Adolf Eichmann, a leading architect of the Holocaust, was captured, tried, and executed after World War II.

After the war

After Nazi Germany’s defeat, U.S. troops briefly held Eichmann as a prisoner of war, but he escaped from an internment camp in 1946. He fled Europe, eventually settling in Buenos Aires, Argentina, under the alias Ricardo Klement , where he lived for nearly a decade.

Capture and trial

In May 1960, Israeli intelligence agents (Mossad) tracked him down, abducted him from the street, and secretly flew him to Israel. In 1961 he stood trial in Jerusalem on charges including crimes against the Jewish people, crimes against humanity, and membership in hostile organizations.

Verdict and execution

After an eight‑month trial, Eichmann was found guilty on all counts and sentenced to death by hanging. His appeal to the Israeli Supreme Court failed, and he was executed just after midnight on 1 June 1962 at Ramla Prison. His body was cremated and his ashes scattered over the Mediterranean Sea beyond Israel’s territorial waters to prevent any grave from becoming a neo‑Nazi site.

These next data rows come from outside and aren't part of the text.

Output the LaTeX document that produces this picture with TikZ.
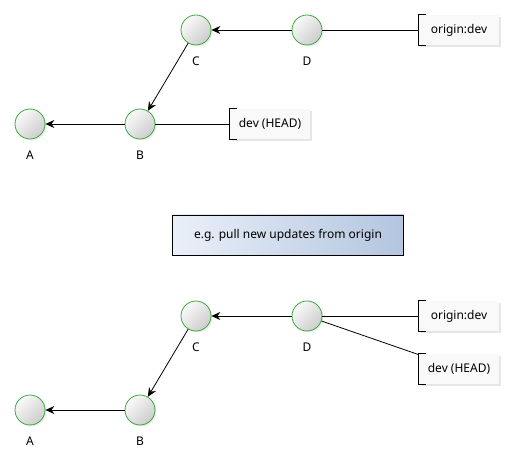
\documentclass[tikz,border=0pt]{standalone}
\usepackage{fontspec}
\setmainfont{Noto Sans}
\usetikzlibrary{arrows.meta,shadows}

\definecolor{commitrim}{HTML}{3BAA3B}
\definecolor{notelight}{HTML}{EAF0F8}
\definecolor{notedark}{HTML}{B3C5DF}
\newcommand{\refbracket}[1]{%
  \draw ([xshift=7pt]#1.north west) -- (#1.north west) -- (#1.south west) -- ([xshift=7pt]#1.south west);}

\begin{document}
\begin{tikzpicture}[x=1pt, y=-1pt, line width=0.8pt,
  font=\fontsize{12}{14}\selectfont,
  commit/.style={circle, draw=commitrim, minimum size=30pt, inner sep=0pt,
    top color=gray!4, bottom color=gray!40, shading angle=45,
    drop shadow={shadow xshift=1.5pt, shadow yshift=-1.5pt, opacity=0.15},
    label={[label distance=8pt]below:#1}},
  refbox/.style={rectangle, fill=gray!5, minimum width=80pt, minimum height=30pt,
    inner sep=0pt, drop shadow={shadow xshift=2pt, shadow yshift=-2pt, opacity=0.2}},
  parent/.style={-{Stealth[length=9pt, width=8pt, inset=3pt]}}]
  \useasboundingbox (0,0) rectangle (514,465);

  % two states of the branch, before and after
  \foreach \r/\dy in {u/0, l/286} {
    \node[commit=A] (A\r) at (30,124+\dy) {};
    \node[commit=B] (B\r) at (140,124+\dy) {};
    \node[commit=C] (C\r) at (196,30+\dy) {};
    \node[commit=D] (D\r) at (307,30+\dy) {};
    \draw[parent] (D\r) -- (C\r);
    \draw[parent] (C\r) -- (B\r);
    \draw[parent] (B\r) -- (A\r);
  }

  % refs before
  \node[refbox] (ou) at (459,30) {origin:dev};
  \node[refbox] (hu) at (270,124) {dev (HEAD)};
  \refbracket{ou}
  \refbracket{hu}
  \draw (Du) -- (ou);
  \draw (Bu) -- (hu);

  \node[draw, line width=0.8pt, left color=notelight, right color=notedark,
    minimum width=231pt, minimum height=40pt] (note) at (288,235)
    {e.g. pull new updates from origin};

  % refs after
  \node[refbox] (ol) at (459,316) {origin:dev};
  \node[refbox] (hl) at (459,369) {dev (HEAD)};
  \refbracket{ol}
  \refbracket{hl}
  \draw (Dl) -- (ol);
  \draw (Dl) -- ([yshift=-1pt]hl.north west);
\end{tikzpicture}
\end{document}
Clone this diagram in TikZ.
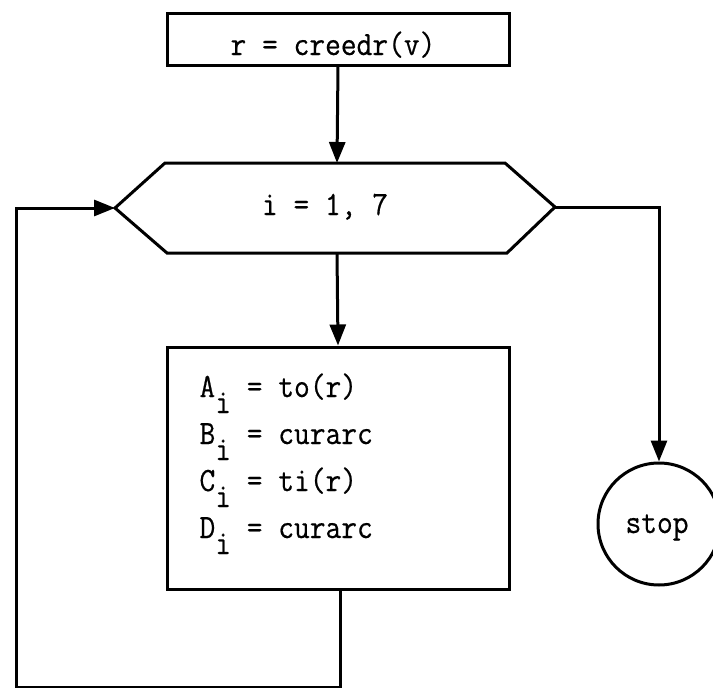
\documentclass[tikz,border=0pt]{standalone}
\usepackage{fontspec}
\newfontfamily\tw[FakeStretch=0.9,FakeBold=0.5]{Latin Modern Mono}
\usetikzlibrary{arrows.meta}
\begin{document}
\begin{tikzpicture}[x=1pt,y=-1pt,
  line width=3pt,
  flow/.style={-{Triangle[length=21pt,width=16pt]}},
  txt/.style={font=\tw\fontsize{34}{34}\selectfont, inner sep=0pt},
  box/.style={draw, rectangle, inner sep=0pt}]
\useasboundingbox (0,0) rectangle (713,688);

% initial assignment
\node[box, minimum width=342pt, minimum height=52pt] (init) at (338,39) {};
\node[txt, anchor=base] (initT) at (333,55) {r = creedr(v)};

% loop header (hexagon)
\coordinate (hexL) at (115,208);
\coordinate (hexR) at (555,207);
\coordinate (hexT) at (337,163);
\coordinate (hexB) at (337,253);
\draw[line join=miter] (hexL) -- (165,163) -- (505,163) -- (hexR) -- (507,253) -- (167,253) -- cycle;
\node[txt, anchor=base] (hex) at (325,215) {i = 1, 7};

% loop body
\node[box, minimum width=342pt, minimum height=242pt] (body) at (338,468) {};
\node[txt, anchor=base west] (rowA) at (198,397) {A\raisebox{-16pt}{i} = to(r)};
\node[txt, anchor=base west] (rowB) at (198,444) {B\raisebox{-16pt}{i} = curarc};
\node[txt, anchor=base west] (rowC) at (198,491) {C\raisebox{-16pt}{i} = ti(r)};
\node[txt, anchor=base west] (rowD) at (198,538) {D\raisebox{-16pt}{i} = curarc};

% terminal
\node[draw, circle, minimum size=122pt, inner sep=0pt] (stop) at (659,524) {};
\node[txt, anchor=base] (stopT) at (657,533) {stop};

% connectors
\draw[flow] (init.south) -- (hexT);
\draw[flow] (hexB) -- (body.north);
\draw[flow] (hexR) -| (stop.north);
\coordinate (loopEnd) at (16,687.8);
\draw[flow] ([xshift=2pt]body.south) |- (loopEnd) |- (hexL);
\end{tikzpicture}
\end{document}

Why it still matters today

Eichmann’s trial was one of the first times the full machinery of the Holocaust was laid out in a public courtroom, shaping how later generations understand Nazi bureaucracy and mass murder. His capture also set a precedent for hunting Nazi war criminals long after the war, and his name remains a symbol of “desk‑drawer” complicity in genocide.